These days, there even more choices when it comes to paint than airbrushes! Nevertheless, there are three essential types of paint for modeling: acrylics, enamels, and lacquers. Some people will tell you that they only use one type, but there is good reason to know how to use all three.
Acrylics are excellent for painting indoors. There are no harmful vapors to worry about (though you should still have adequate ventilation) and depending on the brand, the paints are nearly bullet-proof after drying. I use Tamiya, Vallejo, Italeri, and Gunze Sangyo acrylics whenever possible. Vallejo offers a wide range of colors though not many of them are truly 'color-matched' to any given color standard. The original Tamiya line was mostly generic colors as well, though they've been producing colors that now match various color standards. Gunze Sangyo used to offer an impressive array of color-matched acrylics in their Aqueous line, but they discontinued most of these in favor of a lacquer-based acrylic (isn't that a contradiction?) formulation. This lacquer/acrylic line is under the Mr. Color brand while the Aqueous line is now under the Mr. Hobby line. The Italeri acrylics are produced by Vallejo but come in larger bottles.
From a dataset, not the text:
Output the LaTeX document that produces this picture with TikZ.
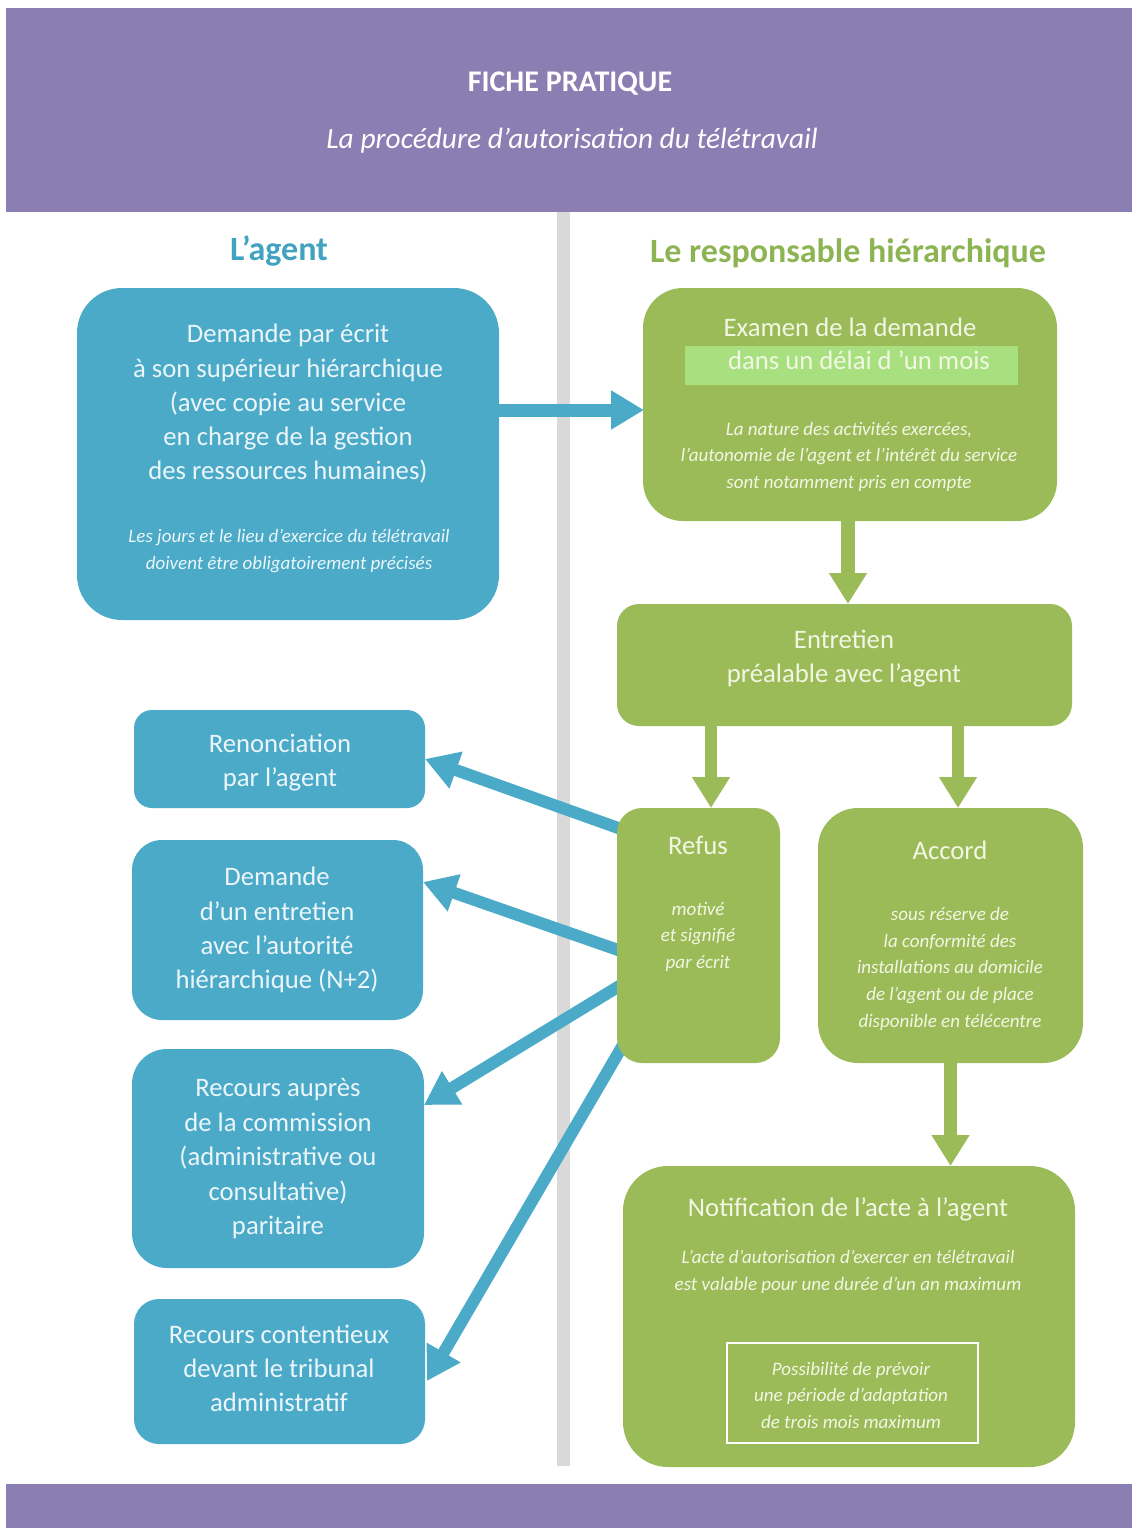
\documentclass[tikz,border=0pt]{standalone}
\usepackage{fontspec}
\setmainfont{Carlito}
\usetikzlibrary{arrows.meta}
\definecolor{purp}{RGB}{138,126,178}
\definecolor{teal}{RGB}{74,170,200}
\definecolor{grn}{RGB}{155,187,89}
\definecolor{hlgrn}{RGB}{168,224,128}
\definecolor{divgray}{RGB}{217,217,217}
\definecolor{tealhead}{RGB}{66,163,192}
\definecolor{grnhead}{RGB}{141,180,82}
\definecolor{btxt}{RGB}{236,246,250}
\definecolor{gtxt}{RGB}{242,247,228}
\pgfdeclarelayer{bg}
\pgfsetlayers{bg,main}
\tikzset{
  boxshape/.style={draw=none, inner sep=0pt, outer sep=0pt},
  bbox/.style={boxshape, fill=teal},
  gbox/.style={boxshape, fill=grn},
  maintxt/.style={anchor=mid, inner sep=0pt, yshift=-6.5pt, font=\fontsize{26.7}{30}\selectfont},
  notetxt/.style={anchor=mid, inner sep=0pt, yshift=-5pt, font=\itshape\fontsize{19}{22}\selectfont},
  headtxt/.style={anchor=mid, inner sep=0pt, yshift=-8pt, font=\bfseries\fontsize{34}{38}\selectfont},
  btext/.style={text=btxt},
  gtext/.style={text=gtxt},
  barrow/.style={draw=teal, line width=13pt, -{Triangle[length=33pt,width=37pt]}},
  garrow/.style={draw=grn, line width=14pt, -{Triangle[length=31pt,width=36pt]}},
}
\begin{document}
\begin{tikzpicture}[x=1pt,y=-1pt]
\useasboundingbox (0,0) rectangle (1132,1528);
% bands
\fill[purp] (6,8) rectangle (1132,212);
\fill[purp] (6,1484) rectangle (1132,1528);
\node[anchor=mid, inner sep=0pt, yshift=-6.5pt, text=white, font=\bfseries\fontsize{30}{34}\selectfont] (title) at (570,83) {FICHE PRATIQUE};
\node[anchor=mid, inner sep=0pt, yshift=-8pt, text=white, font=\itshape\fontsize{29.4}{33}\selectfont] (subtitle) at (572,138) {La procédure d’autorisation du télétravail};
% column headers
\node[headtxt, text=tealhead] (hagent) at (279,250) {L’agent};
\node[headtxt, text=grnhead] (hresp) at (848,252) {Le responsable hiérarchique};

% boxes
\node[bbox, minimum width=422pt, minimum height=332pt, rounded corners=45pt] (b1) at (288,454) {};
\node[bbox, minimum width=291pt, minimum height=98pt, rounded corners=18pt] (b2) at (279.5,759) {};
\node[bbox, minimum width=291pt, minimum height=180pt, rounded corners=30pt] (b3) at (277.5,930) {};
\node[bbox, minimum width=292pt, minimum height=219pt, rounded corners=35pt] (b4) at (278,1158.5) {};
\node[bbox, minimum width=291pt, minimum height=145pt, rounded corners=25pt] (b5) at (279.5,1371.5) {};
\node[gbox, minimum width=414pt, minimum height=233pt, rounded corners=40pt] (g1) at (850,404.5) {};
\node[boxshape, fill=hlgrn, minimum width=333pt, minimum height=39pt] (hl) at (851.5,365.5) {};
\node[gbox, minimum width=455pt, minimum height=122pt, rounded corners=22pt] (g2) at (844.5,665) {};
\node[gbox, minimum width=163pt, minimum height=255pt, rounded corners=25pt] (refus) at (698.5,935.5) {};
\node[gbox, minimum width=265pt, minimum height=255pt, rounded corners=40pt] (accord) at (950.5,935.5) {};
\node[gbox, minimum width=452pt, minimum height=301pt, rounded corners=45pt] (g5) at (849,1316.5) {};
\node[boxshape, draw=white, line width=2.5pt, minimum width=251pt, minimum height=100pt] (inner) at (852.5,1393) {};

% divider and connectors (behind boxes)
\coordinate (xa) at (711,0);
\coordinate (xb) at (958,0);
\begin{pgfonlayer}{bg}
\fill[divgray] (557,212) rectangle (570,1466);
\draw[barrow] ([yshift=44pt]b1.east) -- ([yshift=44pt,xshift=1pt]b1.east -| g1.west);
\draw[garrow] ([xshift=-2pt]g1.south) -- ([xshift=3.5pt]g2.north);
\draw[garrow, line width=12pt] (g2.south -| xa) -- (refus.north -| xa);
\draw[garrow, line width=12pt] (g2.south -| xb) -- (accord.north -| xb);
\draw[garrow, line width=13pt] (accord.south) -- (g5.north -| accord.south);
\draw[barrow, line width=12pt] ([yshift=106.5pt,xshift=4pt]refus.west) -- (b2.east);
\draw[barrow, line width=12pt] ([yshift=-15.5pt,xshift=4pt]refus.west) -- ([yshift=48pt]b3.east);
\draw[barrow, line width=12pt] ([yshift=-49.5pt,xshift=4pt]refus.west) -- ([yshift=53.5pt]b4.east);
\draw[barrow, line width=12pt] ([yshift=-109.5pt,xshift=6pt]refus.west) -- ([yshift=-9.5pt,xshift=2pt]b5.east);
\end{pgfonlayer}

% texts in blue boxes
\foreach \t [count=\i] in {Demande par écrit, à son supérieur hiérarchique, {(avec copie au service}, en charge de la gestion, {des ressources humaines)}}
  \node[maintxt, btext] (b1t\i) at (288,{334+34.25*(\i-1)}) {\t};
\foreach \t [count=\i] in {Les jours et le lieu d’exercice du télétravail, doivent être obligatoirement précisés}
  \node[notetxt, btext] (b1n\i) at (289,{535+27*(\i-1)}) {\t};
\foreach \t [count=\i] in {Renonciation, par l’agent}
  \node[maintxt, btext] (b2t\i) at (280,{744+34*(\i-1)}) {\t};
\foreach \t [count=\i] in {Demande, d’un entretien, avec l’autorité, {hiérarchique (N+2)}}
  \node[maintxt, btext] (b3t\i) at (277,{877+34.3*(\i-1)}) {\t};
\foreach \t [count=\i] in {Recours auprès, de la commission, {(administrative ou}, {consultative)}, paritaire}
  \node[maintxt, btext] (b4t\i) at (278,{1088+34.5*(\i-1)}) {\t};
\foreach \t [count=\i] in {Recours contentieux, devant le tribunal, administratif}
  \node[maintxt, btext] (b5t\i) at (279,{1335+34*(\i-1)}) {\t};

% texts in green boxes
\node[maintxt, gtext] (g1t1) at (850,328) {Examen de la demande};
\node[maintxt, gtext] (g1t2) at (859,361) {dans un délai d ’un mois};
\foreach \t [count=\i] in {{La nature des activités exercées,}, l’autonomie de l’agent et l’intérêt du service, sont notamment pris en compte}
  \node[notetxt, gtext] (g1n\i) at (849,{428+26.5*(\i-1)}) {\t};
\foreach \t [count=\i] in {Entretien, préalable avec l’agent}
  \node[maintxt, gtext] (g2t\i) at (844,{640+34*(\i-1)}) {\t};
\node[maintxt, gtext] (rft) at (698,846) {Refus};
\foreach \t [count=\i] in {motivé, et signifié, par écrit}
  \node[notetxt, gtext] (rfn\i) at (698,{908+26.5*(\i-1)}) {\t};
\node[maintxt, gtext] (act) at (950,851) {Accord};
\foreach \t [count=\i] in {sous réserve de, la conformité des, installations au domicile, de l’agent ou de place, disponible en télécentre}
  \node[notetxt, gtext] (acn\i) at (950,{913+26.75*(\i-1)}) {\t};
\node[maintxt, gtext] (g5t) at (848,1208) {Notification de l’acte à l’agent};
\foreach \t [count=\i] in {L’acte d’autorisation d’exercer en télétravail, est valable pour une durée d’un an maximum}
  \node[notetxt, gtext] (g5n\i) at (848,{1256+27*(\i-1)}) {\t};
\foreach \t [count=\i] in {Possibilité de prévoir, une période d’adaptation, de trois mois maximum}
  \node[notetxt, gtext] (inn\i) at (851,{1368+26.5*(\i-1)}) {\t};
\end{tikzpicture}
\end{document}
I still use enamels, specifically Testors Model Master paints, because I don't like to waste time mixing colors. I like to go to the shelf, get the bottle, and shoot the color, repeat as necessary. The Testors enamels are color-matched and easy to use. When I go to the store to pick up a new bottle of a given color to replace my three-year-old bottle of that same color, I know that the colors will match. For enamels, I use my paint booth to get the vapors outside.
I used to use lacquers for some of the bare metal finishes. With lacquers, if you spray indoors, it is vital you have a paint booth and adequate ventilation as these vapors will take you from zero to stupid in just a few minutes of exposure. There are more acrylic-based metallic finishes out there so you have choices.